Supreme Court's ruling makes little sense
In this country -- and especially in a state like Alabama, where common sense is an ingrained part of our heritage and culture -- we expect justice to be administered with both wisdom and mercy. But a ruling by the Alabama State Supreme Court Thursday was apparently made with neither of those virtues in mind.
There's little other way to explain the court's going with a more lenient sentence for Ethan E. Dorsey, a man who brutally shot three people -- one a 13-year-old boy -- during the course of a hold-up in Conecuh County seven years ago. The court's ruling defies the "common sense" approach to the rule of law Alabamians have rightfully taken pride in over the years, and also robs the victims' families of a justice they believed was theirs.

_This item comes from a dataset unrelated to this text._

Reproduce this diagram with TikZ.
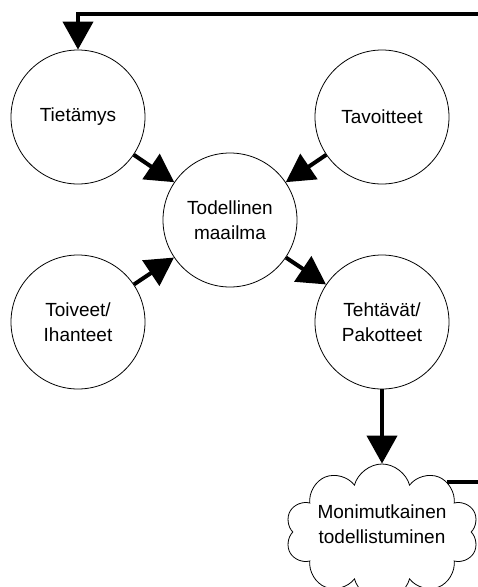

The case in question stems from Dorsey's 1998 conviction for the murders of 13-year-old Timothy Bryan Crane, Richard Cary and Scott Williams during the robbery of a Conecuh County convenience store in 1996.
A jury gave Dorsey the death penalty for Crane's murder, and life in prison for killing Cary and Williams.
But in a 5-4 decision, the Supreme Court last week threw out Dorsey's death sentence, replacing it with one of life in prison, which includes an eventual shot at parole. The court ruled that the Conecuh jurors who heard Dorsey's case effectively acquitted him of capital murder -- a death penalty offense -- when they also found him guilty of felony murder in the same case.
That's what five of the court's justice's believed. Four however, didn't agree, feeling that the court should have upheld the death sentence because the jurors made clear their intent to convict Dorsey of capital murder for murdering young Timothy Bryan Crane.
But majority -- and in this case a baffling interpretation of the law -- rules. One of the most frequent complaints about the judiciary is that judges often make decisions that seem to go against the way most of think and believe. This appears to be yet another such case.